Stefano Sollima ne è convinto: Romanzo criminale può diventare una grande serie tv. Sky concorda. E i ventidue episodi, prodotti da Cattleya, vengono trasmessi in anteprima proprio su Sky Cinema. Il Libanese, il Freddo, il Dandi e il resto della banda diventano i protagonisti di due emozionanti stagioni. Come prevedibile il pubblico si divide immediatamente: siamo di fronte a uno dei migliori progetti italiani mai realizzati o a un tremendo esempio per i giovani nonché una bruttissima pubblicità per Roma? I dubbi, bisogna ammetterlo, sono legittimi. Non posso nascondermi, dopo l’ultimo episodio l’ho quasi sussurrato: anche io, come molti altri, sono stato col Libanese. Ecco il rischio più grande: trasformare un gruppo di criminali in eroi, dei modelli. Ma non si può rinunciare alla realtà ponendo così poca fiducia nel giudizio del pubblico stesso: sì, sarò stato col Libanese, ma non ho pensato seriamente di prendermi Roma. Grazie al romanzo di De Cataldo, al film di Placido, alla serie di Sollima una grossa fetta di lettori e spettatori è entrata in contatto con un grande capitolo della storia moderna italiana, accompagnato dai grandi eventi che hanno segnato quegli anni, come il rapimento e l’uccisione di Aldo Moro o la strage di Bologna.

Per noi appassionati di show televisivi, Romanzo criminale rimane una delle migliori produzioni italiane.
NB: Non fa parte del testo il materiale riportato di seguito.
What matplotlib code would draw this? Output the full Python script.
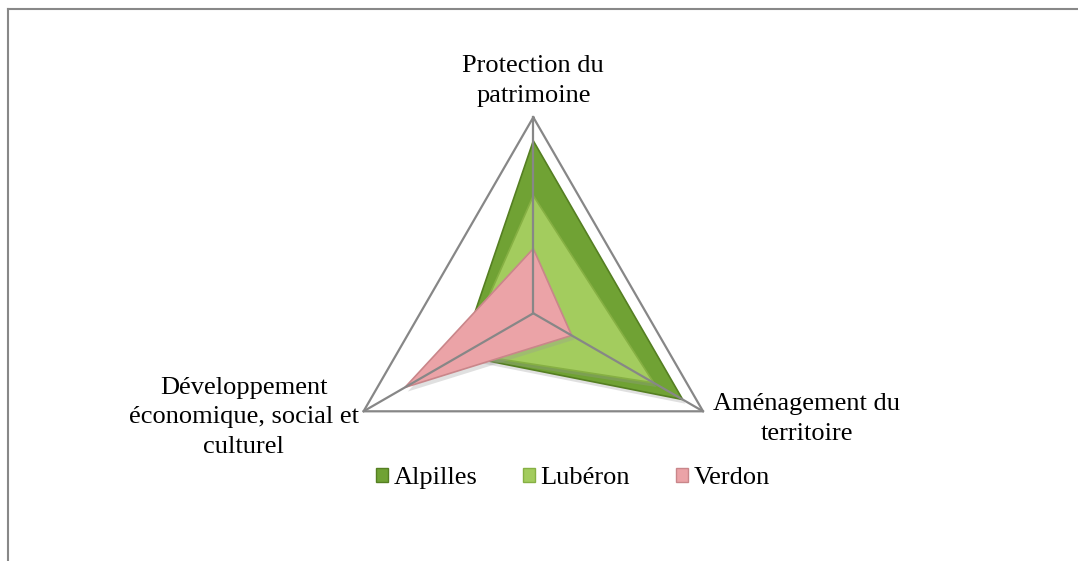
import numpy as np
import matplotlib
matplotlib.use("Agg")
import matplotlib.pyplot as plt
from matplotlib.patches import Patch
from matplotlib.lines import Line2D
import matplotlib.patheffects as pe

categories = ["Protection du\npatrimoine", "Aménagement du\nterritoire",
              "Développement\néconomique, social et\nculturel"]
series_names = ["Alpilles", "Lubéron", "Verdon"]
alpilles = [4.4, 4.4, 2.15]
luberon = [3.0, 3.55, 2.05]
verdon = [1.65, 1.13, 3.78]
scale_max = 5.0

fills = ["#70A234", "#A3CC5E", "#EBA3A7"]
edges = ["#557F22", "#86B043", "#C9868A"]
grid_color = "#878787"
font = "Liberation Serif"
fs = 19

W, H = 1078, 561
fig = plt.figure(figsize=(W / 100, H / 100), dpi=100)
fig.patch.set_facecolor("white")

cx, cy, R = 533.3, 313.3, 196.0
ax = fig.add_axes([(cx - R) / W, (H - cy - R) / H, 2 * R / W, 2 * R / H],
                  projection="polar")
ax.set_theta_offset(np.pi / 2)
ax.set_theta_direction(-1)
ax.set_ylim(0, scale_max)
ax.axis("off")

n = len(categories)
angles = np.arange(n) * 2 * np.pi / n
ang_c = np.concatenate([angles, angles[:1]])

for vals, fc, ec in zip([alpilles, luberon, verdon], fills, edges):
    v = np.concatenate([vals, vals[:1]])
    ax.fill(ang_c, v, facecolor=fc, edgecolor=ec, linewidth=1.2, zorder=2,
            path_effects=[pe.SimplePatchShadow(offset=(2, -3), shadow_rgbFace="#999999", alpha=0.3),
                          pe.Normal()])

# outer frame and spokes
ax.plot(ang_c, [scale_max] * (n + 1), color=grid_color, lw=1.6, zorder=5, clip_on=False)
for a in angles:
    ax.plot([a, a], [0, scale_max], color=grid_color, lw=1.6, zorder=5, clip_on=False)

# category labels
offsets = [(0, 36), (10, -8), (-5, -6)]
has = ["center", "left", "right"]
for a, lab, off, ha in zip(angles, categories, offsets, has):
    ax.annotate(lab, xy=(a, scale_max), xytext=off, textcoords="offset pixels",
                ha=ha, va="center", multialignment="center", linespacing=1.45,
                fontsize=fs, family=font, annotation_clip=False)

handles = [Patch(facecolor=fc, edgecolor=ec, linewidth=1.0) for fc, ec in zip(fills, edges)]
leg = fig.legend(handles, series_names, loc="center", bbox_to_anchor=(573 / W, 1 - 478 / H),
                 ncol=3, frameon=False, prop={"family": font, "size": fs},
                 handlelength=0.45, handleheight=0.45, handletextpad=0.2,
                 columnspacing=1.75, borderpad=0)

# chart border (top and left visible)
fig.add_artist(Line2D([7.5 / W, 1.0], [1 - 8.5 / H, 1 - 8.5 / H], transform=fig.transFigure,
                      color="#888888", lw=1.5))
fig.add_artist(Line2D([7.5 / W, 7.5 / W], [0, 1 - 8.5 / H], transform=fig.transFigure,
                      color="#888888", lw=1.5))

fig.savefig("out.png", dpi=100, facecolor="white")
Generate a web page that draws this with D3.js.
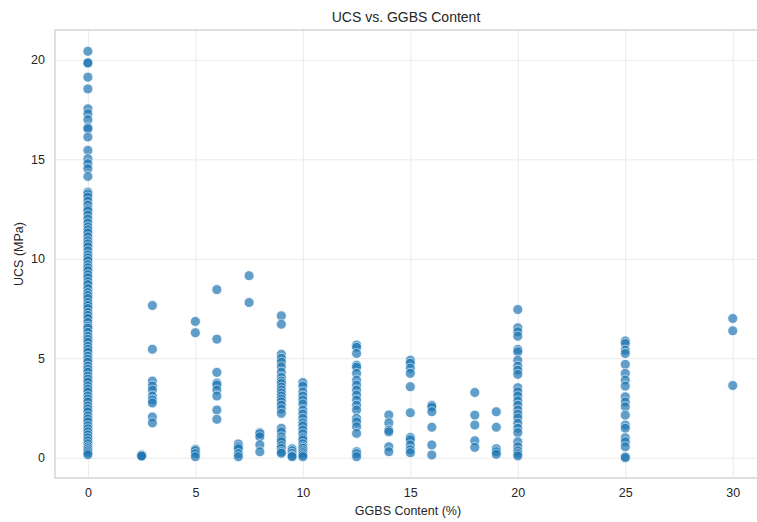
<!DOCTYPE html>
<html>
<head>
<meta charset="utf-8">
<script src="https://cdn.jsdelivr.net/npm/d3@7"></script>
<style>
  body { margin: 0; background: #fff; }
  text { font-family: "Liberation Sans", Arial, sans-serif; fill: #262626; }
</style>
</head>
<body>
<div id="chart"></div>
<script>
// GGBS content (%) per group, and UCS (MPa) readings
var ggbs = [0, 2.5, 3, 5, 6, 7, 7.5, 8, 9, 9.5, 10, 12.5, 14, 15, 16, 18, 19, 20, 25, 30];

var ucs_0 = [20.43, 19.83, 19.85, 19.13, 18.54, 17.54, 17.29, 16.99, 16.6, 16.53, 16.12, 15.45, 15.03, 14.78, 14.53, 14.14,
  13.35, 13.25, 13.1, 12.9, 12.7, 12.5, 12.4, 12.2, 12.0, 11.8, 11.6, 11.45, 11.3, 11.1, 10.9, 10.75, 10.6, 10.4, 10.2,
  10.05, 9.9, 9.7, 9.55, 9.4, 9.2, 9.05, 8.85, 8.7, 8.5, 8.3, 8.15, 8.0, 7.8, 7.65, 7.5, 7.3, 7.15, 7.0, 6.8, 6.6, 6.5,
  6.3, 6.1, 5.95, 5.8, 5.6, 5.45, 5.3, 5.1, 4.95, 4.8, 4.6, 4.45, 4.3, 4.1, 3.95, 3.8, 3.6, 3.45, 3.3, 3.1, 2.95, 2.8,
  2.6, 2.45, 2.3, 2.1, 1.95, 1.8, 1.6, 1.45, 1.3, 1.15, 1.0, 0.85, 0.7, 0.55, 0.45, 0.35, 0.25, 0.15];
var ucs_2_5 = [0.15, 0.12, 0.1, 0.08];
var ucs_3 = [7.65, 5.45, 3.85, 3.6, 3.4, 3.1, 2.9, 2.75, 2.05, 1.75];
var ucs_5 = [6.85, 6.28, 0.42, 0.35, 0.2, 0.05];
var ucs_6 = [8.45, 5.96, 4.29, 3.75, 3.65, 3.4, 3.1, 2.4, 1.93];
var ucs_7 = [0.69, 0.55, 0.45, 0.2, 0.05];
var ucs_7_5 = [9.15, 7.8];
var ucs_8 = [1.26, 1.2, 1.05, 0.65, 0.3];
var ucs_9 = [7.13, 6.71, 5.2, 5.0, 4.8, 4.57, 4.3, 4.04, 3.85, 3.73, 3.55, 3.4, 3.25, 3.1, 2.95, 2.81, 2.64, 2.45, 2.23,
  1.48, 1.3, 1.05, 0.9, 0.8, 0.6, 0.47, 0.3, 0.22];
var ucs_9_5 = [0.45, 0.35, 0.22, 0.1, 0.05];
var ucs_10 = [3.78, 3.6, 3.31, 3.1, 2.9, 2.7, 2.4, 2.2, 1.98, 1.75, 1.6, 1.39, 1.2, 1.0, 0.89, 0.7, 0.55, 0.47, 0.35,
  0.25, 0.14, 0.05];
var ucs_12_5 = [5.66, 5.55, 5.24, 4.65, 4.55, 4.24, 3.9, 3.65, 3.4, 3.15, 2.9, 2.64, 2.4, 1.98, 1.8, 1.56, 1.22, 0.3,
  0.2, 0.05];
var ucs_14 = [2.15, 1.75, 1.39, 1.3, 0.55, 0.3];
var ucs_15 = [4.9, 4.75, 4.5, 4.24, 3.57, 2.26, 1.02, 0.9, 0.64, 0.4, 0.25];
var ucs_16 = [2.64, 2.55, 2.31, 1.53, 0.64, 0.14];
var ucs_18 = [3.28, 2.14, 1.64, 0.85, 0.52];
var ucs_19 = [2.31, 1.53, 0.45, 0.3, 0.17];
var ucs_20 = [7.45, 6.53, 6.33, 6.11, 5.44, 5.32, 4.9, 4.6, 4.4, 4.19, 3.52, 3.31, 3.1, 2.86, 2.64, 2.4, 2.19, 2.0,
  1.73, 1.48, 1.26, 0.8, 0.55, 0.34, 0.2, 0.09];
var ucs_25 = [5.87, 5.74, 5.41, 5.24, 4.69, 4.24, 3.9, 3.6, 3.06, 2.8, 2.56, 2.14, 1.64, 1.48, 1.0, 0.8, 0.55, 0.05, 0.0];
var ucs_30 = [7.0, 6.38, 3.63];

var ucs_groups = [ucs_0, ucs_2_5, ucs_3, ucs_5, ucs_6, ucs_7, ucs_7_5, ucs_8, ucs_9, ucs_9_5, ucs_10, ucs_12_5,
  ucs_14, ucs_15, ucs_16, ucs_18, ucs_19, ucs_20, ucs_25, ucs_30];

var x_ticks = [0, 5, 10, 15, 20, 25, 30];
var y_ticks = [0, 5, 10, 15, 20];

var points = [];
ggbs.forEach(function(g, i) {
  ucs_groups[i].forEach(function(v) {
    points.push({ ggbs: g, ucs: v });
  });
});

var chart_width = 757, chart_height = 522;
var plot_left = 55, plot_right = 765, plot_top = 30, plot_bottom = 478;

var x = d3.scaleLinear().domain([-1.53, 31.5]).range([plot_left, plot_right]);
var y = d3.scaleLinear().domain([-1.02, 21.5]).range([plot_bottom, plot_top]);

var svg = d3.select("#chart").append("svg")
  .attr("width", chart_width)
  .attr("height", chart_height);

// grid
svg.append("g")
  .attr("transform", "translate(0," + plot_bottom + ")")
  .call(d3.axisBottom(x).tickValues(x_ticks).tickSize(-(plot_bottom - plot_top)).tickFormat(""))
  .call(function(g) { g.select(".domain").remove(); })
  .selectAll("line").attr("stroke", "#ebebeb");

svg.append("g")
  .attr("transform", "translate(" + plot_left + ",0)")
  .call(d3.axisLeft(y).tickValues(y_ticks).tickSize(-(plot_right - plot_left)).tickFormat(""))
  .call(function(g) { g.select(".domain").remove(); })
  .selectAll("line").attr("stroke", "#ebebeb");

// frame
svg.append("rect")
  .attr("x", plot_left)
  .attr("y", plot_top)
  .attr("width", plot_right - plot_left)
  .attr("height", plot_bottom - plot_top)
  .attr("fill", "none")
  .attr("stroke", "#cccccc")
  .attr("stroke-width", 1.2);

// tick labels
var xAxis = svg.append("g")
  .attr("transform", "translate(0," + plot_bottom + ")")
  .call(d3.axisBottom(x).tickValues(x_ticks).tickSize(0).tickPadding(10));
xAxis.select(".domain").remove();
xAxis.selectAll("text").attr("font-size", "12.5px").attr("fill", "#333333")
  .style("font-family", "'Liberation Sans', Arial, sans-serif");

var yAxis = svg.append("g")
  .attr("transform", "translate(" + plot_left + ",0)")
  .call(d3.axisLeft(y).tickValues(y_ticks).tickSize(0).tickPadding(10));
yAxis.select(".domain").remove();
yAxis.selectAll("text").attr("font-size", "12.5px").attr("fill", "#333333")
  .style("font-family", "'Liberation Sans', Arial, sans-serif");

// points
svg.append("g")
  .selectAll("circle")
  .data(points)
  .enter()
  .append("circle")
  .attr("cx", function(d) { return x(d.ggbs); })
  .attr("cy", function(d) { return y(d.ucs); })
  .attr("r", 5)
  .attr("fill", "#1f77b4")
  .attr("stroke", "#ffffff")
  .attr("stroke-width", 0.8)
  .attr("opacity", 0.7);

// titles
svg.append("text")
  .attr("x", 406)
  .attr("y", 22)
  .attr("text-anchor", "middle")
  .attr("font-size", "14px")
  .text("UCS vs. GGBS Content");

svg.append("text")
  .attr("x", 408)
  .attr("y", 515)
  .attr("text-anchor", "middle")
  .attr("font-size", "12.5px")
  .text("GGBS Content (%)");

svg.append("text")
  .attr("transform", "translate(23," + ((plot_top + plot_bottom) / 2) + ") rotate(-90)")
  .attr("text-anchor", "middle")
  .attr("font-size", "12.5px")
  .text("UCS (MPa)");
</script>
</body>
</html>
Meritevole di menzione nei secoli dei secoli. Spettacolare la cornice della capitale sullo sfondo, splendida l’interpretazione del giovane cast, quasi interamente romano e alla prima esperienza di alto livello. Impossibile dimenticare l’espressione perennemente minacciosa di Francesco Montanari nei panni del Libanese, o l’esuberanza del Bufalo (al secolo Andrea Sartoretti). Obbligatorio chiamare in causa Marco Giallini, il Terribile della serie, un cattivo carismatico più che mai, interpretato da uno degli attori più navigati di tutto il cast. La differenza la fa anche una colonna sonora unica e azzeccatissima, tra hit dance come “You Make Me Feel (Mighty Real)” di Sylvester – dipinto con epiteti da non ripetere dal Libanese e dal Freddo poco convinti – o una “Cuccurucucù” da brividi nella seconda stagione.

Quasi impossibile non appassionarsi alle vicende della banda dopo tutte le ore passate insieme. Alla fine dell’ultimo episodio è innegabile il legame creato con i protagonisti. Da parte mia, arrivano solo i ringraziamenti per questo lavoro, perché Romanzo criminale non deve essere un esempio ma una lezione di storia, e ne abbiamo bisogno un po’ tutti.